The Meta Quest 3 is very much real and releasing this autumn, according to apparently of-this-world executive Mark Zuckerberg. The followup to the Oculus/Meta Quest 2, which despite its advanced age is still one of the best VR gaming headsets, is a full-on mixed reality kit, taking advantage of its new all-colour passthrough to enable AR gaming as well as 'traditional' VR play.
The Quest 3 will cost ya, though. With a starting price of £500 / $500 for the 128GB version, it will be 100 (enter slang term for your anglosphere currency here) more than current Quest 2 pricing.

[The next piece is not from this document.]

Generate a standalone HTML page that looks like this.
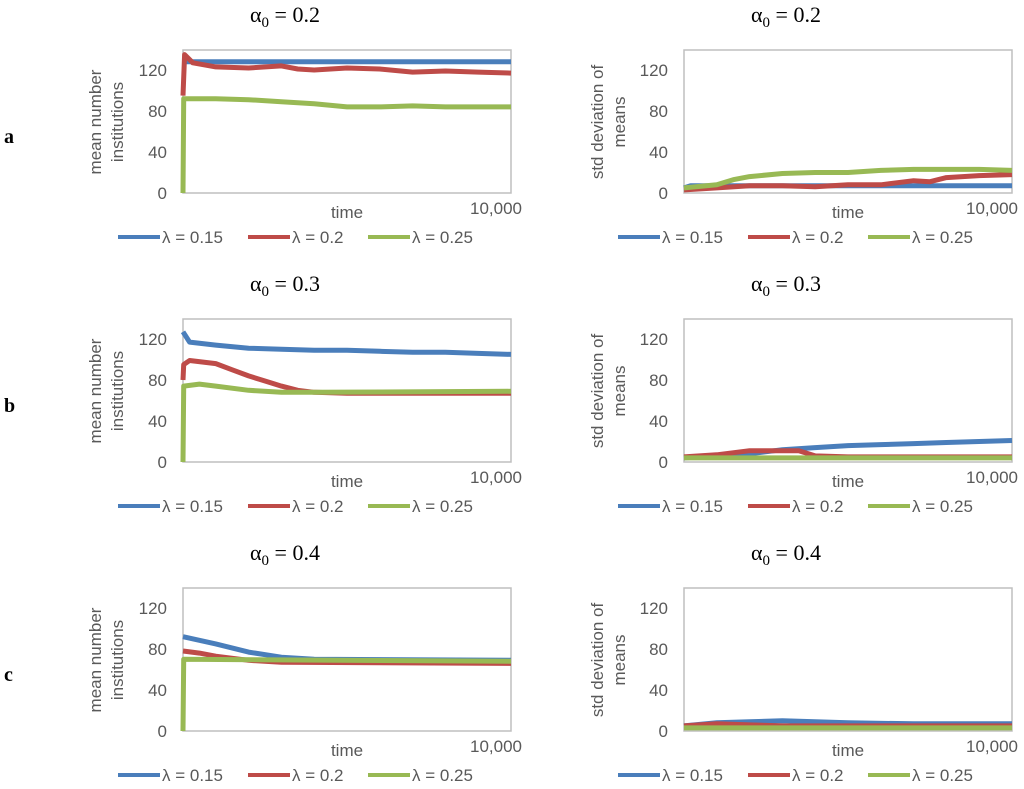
<!DOCTYPE html>
<html><head><meta charset="utf-8"><style>
body{margin:0;background:#fff;}
svg{display:block;}
.tk{font-family:"Liberation Sans",sans-serif;font-size:17px;fill:#595959;}
.tt{font-family:"Liberation Serif","DejaVu Serif",serif;font-size:22px;fill:#000;}
.rl{font-family:"Liberation Serif",serif;font-size:20px;font-weight:bold;fill:#000;}
</style></head><body>
<svg id="chart" width="1024" height="789" viewBox="0 0 1024 789"></svg>
<script>
const colors=["#4a7ebb","#be4b48","#98b954"];
const seriesNames=["λ = 0.15","λ = 0.2","λ = 0.25"];
const yTicks=[0,40,80,120];
const titles=["0.2","0.2","0.3","0.3","0.4","0.4"];
const rowLabels=["a","b","c"];
const aL_blue_t=[0,10000],aL_blue_v=[128,128];
const aL_red_t=[0,50,300,1000,2000,3000,3500,4000,5000,6000,7000,8000,9000,10000];
const aL_red_v=[95,135,127,123,122,124,121,120,122,121,118,119,118,117];
const aL_green_t=[0,20,1000,2000,3000,4000,5000,6000,7000,8000,9000,10000];
const aL_green_v=[0,92,92,91,89,87,84,84,85,84,84,84];
const aR_blue_t=[0,200,10000],aR_blue_v=[5,7,7];
const aR_red_t=[0,1000,2000,3000,4000,5000,6000,7000,7500,8000,9000,10000];
const aR_red_v=[3,5,7,7,6,8,8,12,11,15,17,18];
const aR_green_t=[0,1000,1500,2000,3000,4000,5000,6000,7000,8000,9000,10000];
const aR_green_v=[5,8,13,16,19,20,20,22,23,23,23,22];
const bL_blue_t=[0,200,1000,2000,3000,4000,5000,6000,7000,8000,9000,10000];
const bL_blue_v=[127,117,114,111,110,109,109,108,107,107,106,105];
const bL_red_t=[0,20,200,1000,1500,2000,2500,3000,3500,4000,5000,10000];
const bL_red_v=[80,95,99,96,90,84,79,74,70,68,67,67];
const bL_green_t=[0,20,500,1000,2000,3000,4000,10000];
const bL_green_v=[0,74,76,74,70,68,68,69];
const bR_blue_t=[0,2000,3000,4000,5000,6000,7000,8000,9000,10000];
const bR_blue_v=[4,8,12,14,16,17,18,19,20,21];
const bR_red_t=[0,1000,2000,3000,3500,4000,5000,10000];
const bR_red_v=[5,7,11,11,11,6,5,5];
const bR_green_t=[0,10000],bR_green_v=[4,4];
const cL_blue_t=[0,1000,2000,3000,4000,10000];
const cL_blue_v=[92,85,77,72,70,69];
const cL_red_t=[0,500,1000,2000,3000,10000];
const cL_red_v=[78,76,73,69,67,66];
const cL_green_t=[0,20,10000],cL_green_v=[0,70,68];
const cR_blue_t=[0,1000,2000,3000,4000,5000,7000,10000];
const cR_blue_v=[5,8,9,10,9,8,7,7];
const cR_red_t=[0,1000,2000,3000,10000];
const cR_red_v=[5,7,6,5,5];
const cR_green_t=[0,10000],cR_green_v=[3,3];
const panels=[
 [[aL_blue_t,aL_blue_v],[aL_red_t,aL_red_v],[aL_green_t,aL_green_v]],
 [[aR_blue_t,aR_blue_v],[aR_red_t,aR_red_v],[aR_green_t,aR_green_v]],
 [[bL_blue_t,bL_blue_v],[bL_red_t,bL_red_v],[bL_green_t,bL_green_v]],
 [[bR_blue_t,bR_blue_v],[bR_red_t,bR_red_v],[bR_green_t,bR_green_v]],
 [[cL_blue_t,cL_blue_v],[cL_red_t,cL_red_v],[cL_green_t,cL_green_v]],
 [[cR_blue_t,cR_blue_v],[cR_red_t,cR_red_v],[cR_green_t,cR_green_v]]
];
const NS="http://www.w3.org/2000/svg";
const svg=document.getElementById('chart');
function mk(tag,attrs,parent,text){const e=document.createElementNS(NS,tag);for(const k in attrs)e.setAttribute(k,attrs[k]);if(text!==undefined)e.textContent=text;(parent||svg).appendChild(e);return e;}
for(let r=0;r<3;r++){
  const lab=mk('text',{x:4,y:143+269*r,class:'rl'},svg,rowLabels[r]);
  
  
}
for(let p=0;p<6;p++){
  const r=Math.floor(p/2),c=p%2;
  const dx=c*501, y0=193+269*r;
  const x0=183+dx, x1=511+dx, yt=y0-143;
  const sx=t=>x0+(x1-x0)*t/10000;
  const sy=v=>y0-v*1.025;
  const g=mk('g',{});
  
  
  const t=mk('text',{x:250+dx,y:22+269*r,class:'tt'},g);
  
  
  t.innerHTML='α<tspan font-size="15" dy="5">0</tspan><tspan dy="-5"> = '+titles[p]+'</tspan>';
  const box=mk('rect',{x:x0,y:yt,width:x1-x0,height:y0-yt,fill:'none',stroke:'#bfbfbf','stroke-width':1.5},g);
  
  
  for(const v of yTicks){
    const tl=mk('text',{x:x0-16,y:sy(v)+6,class:'tk','text-anchor':'end','font-size':'18'},g,String(v));
    
    
  }
  const lines=c?["std deviation of","means"]:["mean number","institutions"];
  const ax=c?603:101, cy=y0-71;
  lines.forEach((s,i)=>{
    const yl=mk('text',{x:0,y:0,class:'tk','text-anchor':'middle',transform:`translate(${ax+i*22},${cy}) rotate(-90)`,'font-size':'20'},g,s);
    
    
  });
  const xt=mk('text',{x:347+dx,y:y0+25,class:'tk','text-anchor':'middle','font-size':'19'},g,'time');
  
  
  const xe=mk('text',{x:c?x1+6:x1+11,y:y0+21,class:'tk','text-anchor':'end','font-size':'19'},g,'10,000');
  
  
  panels[p].forEach((s,i)=>{
    const d=s[0].map((tt,k)=>(k?'L':'M')+sx(tt).toFixed(1)+','+sy(s[1][k]).toFixed(1)).join(' ');
    const pl=mk('path',{d:d,fill:'none',stroke:colors[i],'stroke-width':5,'stroke-linejoin':'round'},g);
    
    
  });
  const ly=237+269*r;
  const lx=[118,248,368];
  seriesNames.forEach((n,i)=>{
    const lg=mk('g',{},g);
    
    
    mk('line',{x1:lx[i]+dx-1*c,x2:lx[i]+42+dx-1*c,y1:ly,y2:ly,stroke:colors[i],'stroke-width':4},lg);
    mk('text',{x:lx[i]+44+dx-1*c,y:ly+6,class:'tk'},lg,n);
  });
}
</script>
</body></html>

And that gap will widen, as Meta have also confirmed that the old model will be cut down to £300 / $300 on June 4th.
I suppose £500 is still but a fraction of what fellow wireless headset the HTC Vive XR Elite costs, but still, let’s consider what you get for the money. The Quest 3 is powered by a new, much faster Qualcomm Snapdragon chip, so should perform better when it’s not connected to a PC. The display resolution hasn’t been revealed yet but is confirmed to be higher than the Quest 2’s 1832x1920 per-eye optics, and they’ll be physically thinner as well, reducing headset bulk. Full colour passthrough is another upgrade, as the Quest 2 only lets you see the outside world in greyscale.
The two wireless controllers have also been redesigned, ditched the big plastic halos and adding haptic feedback as standard. That was previously only a feature on Meta's premium Quest Pro controllers.
Zuckerberg promised more details at Meta’s Connect conference on September 27th, presumably including full specs and release date info. Hopefully we’ll get to see more of the Quest 3’s PC VR capabilities, too – it’s a relief that the trailer above focuses more on meaty games rather than tedious, sometimes literally legless metaverse guff, but most of the best VR games won’t benefit from the AR features that are seemingly driving the Quest 3’s price up. The tabletop game played on an actual tabletop looks neat, though.
Speaking of existing VR games, the Quest 3 will also be backwards compatible, so anything you can play on the Quest 2, you can play on the Quest 3. Expect the upcoming headset to still require a Meta account, however. This makes marginally more sense than the previously enforced demand for a Facebook account, but Meta accounts still involve handing over plenty of personal info.
If anything I wonder if the Quest 2’s price drop will make it worth keeping around once the replacement hits. But then this too is not as generous as it seems: £300 / $300 is only the same as what the original, since-discontinued 64GB model launched at back in 2020, when it was still named the Oculus Quest 2.
Ah well. We’ll see how the Quest 3 turns out, and at the very least, it probably won’t be the priciest headset being announced this month. Apple, a name rarely spoken of here on RPS, are heavily rumoured to be revealing their own VR/mixed reality headset at their annual WWDC event on June 5th.